PJ has a new book out, entitled, I kid you not, 'Don't Vote It Just Encourages the Bastards'.
I had intended to write this post as his obituary, should he clock off before me. However, the dictates of good taste, such as the need to adhere to the principle 'de mortuis nil nisi bonum', and also the realisation that he might just not clock off before me make the present a good as time as any to say what I think should be said about the American right's Court Jester.
In his 'Letters to Malcolm', CS Lewis noted that Thomas Cranmer might not have been the world's greatest theologian, but that he was a wonderful prose stylist. While I don't think anyone would ever accuse PJ O' Rourke of possessing one of the great political brains of our times, that he is a wonderful prose stylist is beyond doubt. Yet in 'How The Reformation Happened', Hilaire Belloc took that line of thinking one step further, and suggested that what really animated Cranmer wasn't the theology at all, it was the opportunities to create prose that theology provided him with that got him fired up.
Is PJ more animated by the thought of being able to create wonderful prose about politics than by politics itself? Although my own mind is sort of made up on that question, I will leave it as an open one for readers.

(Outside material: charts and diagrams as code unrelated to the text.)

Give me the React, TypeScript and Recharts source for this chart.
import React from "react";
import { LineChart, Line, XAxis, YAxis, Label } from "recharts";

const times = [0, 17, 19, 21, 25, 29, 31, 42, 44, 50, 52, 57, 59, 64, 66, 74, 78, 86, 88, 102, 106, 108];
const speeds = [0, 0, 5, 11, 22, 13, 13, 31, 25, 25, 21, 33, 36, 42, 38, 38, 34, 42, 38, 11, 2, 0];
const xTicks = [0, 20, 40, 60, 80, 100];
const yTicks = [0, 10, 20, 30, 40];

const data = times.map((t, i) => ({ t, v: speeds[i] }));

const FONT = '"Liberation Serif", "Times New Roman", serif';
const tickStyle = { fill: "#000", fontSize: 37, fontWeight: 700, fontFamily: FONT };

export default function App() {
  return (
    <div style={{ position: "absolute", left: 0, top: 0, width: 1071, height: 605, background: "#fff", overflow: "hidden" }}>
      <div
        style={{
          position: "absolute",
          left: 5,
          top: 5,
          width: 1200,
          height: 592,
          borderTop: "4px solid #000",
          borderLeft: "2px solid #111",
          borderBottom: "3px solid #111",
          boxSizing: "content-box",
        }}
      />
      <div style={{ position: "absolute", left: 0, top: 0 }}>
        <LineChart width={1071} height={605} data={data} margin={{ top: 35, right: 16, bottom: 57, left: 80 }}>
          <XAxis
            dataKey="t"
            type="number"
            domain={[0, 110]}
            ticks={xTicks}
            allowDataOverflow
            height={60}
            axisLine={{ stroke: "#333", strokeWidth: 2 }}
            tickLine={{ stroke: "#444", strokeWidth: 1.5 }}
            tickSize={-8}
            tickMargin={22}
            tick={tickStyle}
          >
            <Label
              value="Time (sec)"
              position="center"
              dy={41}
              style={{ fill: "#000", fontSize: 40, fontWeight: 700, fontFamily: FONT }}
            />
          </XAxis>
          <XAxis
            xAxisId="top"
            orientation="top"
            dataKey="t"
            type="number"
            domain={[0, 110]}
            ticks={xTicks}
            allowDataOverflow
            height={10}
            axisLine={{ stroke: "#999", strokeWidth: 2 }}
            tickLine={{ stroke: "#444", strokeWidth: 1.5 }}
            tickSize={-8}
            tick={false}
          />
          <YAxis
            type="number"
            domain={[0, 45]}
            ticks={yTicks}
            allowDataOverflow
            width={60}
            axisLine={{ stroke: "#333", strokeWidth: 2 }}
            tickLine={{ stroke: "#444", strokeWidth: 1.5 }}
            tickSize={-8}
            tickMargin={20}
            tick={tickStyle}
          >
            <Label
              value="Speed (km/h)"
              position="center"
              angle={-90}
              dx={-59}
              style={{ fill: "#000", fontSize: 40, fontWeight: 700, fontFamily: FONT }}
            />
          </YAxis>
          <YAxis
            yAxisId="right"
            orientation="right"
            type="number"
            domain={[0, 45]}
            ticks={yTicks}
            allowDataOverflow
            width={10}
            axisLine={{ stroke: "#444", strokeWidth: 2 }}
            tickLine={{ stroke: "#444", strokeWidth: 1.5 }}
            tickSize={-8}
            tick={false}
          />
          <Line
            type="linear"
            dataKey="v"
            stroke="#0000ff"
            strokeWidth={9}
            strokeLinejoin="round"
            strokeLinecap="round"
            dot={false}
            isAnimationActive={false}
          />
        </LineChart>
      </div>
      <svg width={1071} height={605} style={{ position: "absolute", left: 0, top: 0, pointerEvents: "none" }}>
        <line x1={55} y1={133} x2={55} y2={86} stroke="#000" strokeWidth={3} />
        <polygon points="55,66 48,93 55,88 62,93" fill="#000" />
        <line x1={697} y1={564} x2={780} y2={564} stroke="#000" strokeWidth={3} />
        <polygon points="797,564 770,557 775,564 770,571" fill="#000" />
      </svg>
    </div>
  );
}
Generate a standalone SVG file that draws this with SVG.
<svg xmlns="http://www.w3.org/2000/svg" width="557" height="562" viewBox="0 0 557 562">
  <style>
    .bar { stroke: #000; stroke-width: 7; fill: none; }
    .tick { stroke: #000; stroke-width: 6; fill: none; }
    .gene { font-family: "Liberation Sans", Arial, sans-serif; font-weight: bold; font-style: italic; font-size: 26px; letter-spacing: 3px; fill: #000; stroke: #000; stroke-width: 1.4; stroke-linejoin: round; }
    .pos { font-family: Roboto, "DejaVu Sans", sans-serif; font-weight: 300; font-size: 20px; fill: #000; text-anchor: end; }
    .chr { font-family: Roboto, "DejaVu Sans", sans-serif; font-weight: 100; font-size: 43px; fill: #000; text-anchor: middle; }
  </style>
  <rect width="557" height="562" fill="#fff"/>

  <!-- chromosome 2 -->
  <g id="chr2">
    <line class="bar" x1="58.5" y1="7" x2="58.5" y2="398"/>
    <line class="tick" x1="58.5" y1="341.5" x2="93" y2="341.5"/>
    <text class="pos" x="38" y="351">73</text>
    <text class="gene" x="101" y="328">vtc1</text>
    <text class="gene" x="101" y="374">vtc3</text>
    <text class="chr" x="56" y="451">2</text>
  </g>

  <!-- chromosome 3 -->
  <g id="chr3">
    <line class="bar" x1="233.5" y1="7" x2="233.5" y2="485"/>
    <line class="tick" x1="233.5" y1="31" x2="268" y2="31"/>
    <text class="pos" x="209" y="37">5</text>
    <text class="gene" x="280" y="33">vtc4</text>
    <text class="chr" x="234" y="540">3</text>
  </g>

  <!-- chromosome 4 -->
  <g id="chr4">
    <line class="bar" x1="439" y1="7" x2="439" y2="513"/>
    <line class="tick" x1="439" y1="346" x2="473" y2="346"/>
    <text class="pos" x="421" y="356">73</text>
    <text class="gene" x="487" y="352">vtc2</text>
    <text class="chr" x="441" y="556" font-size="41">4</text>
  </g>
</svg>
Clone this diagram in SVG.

I hope his book sells well, and is better than the last of his efforts I read, his absolutely dreadful book on 'The Wealth of Nations'. I would be minded to throw my copy out, but, weirdly, it does have some sentimental value (I was reading it the day I got married). The only item of value in it, in my opinion, was PJ's inclusions of a whole two pages of material suggesting that Adam Smith had a raving case of Tourette Syndrome; a suitably O' Rourkeian outcome for an exercise in unjustified hagiography.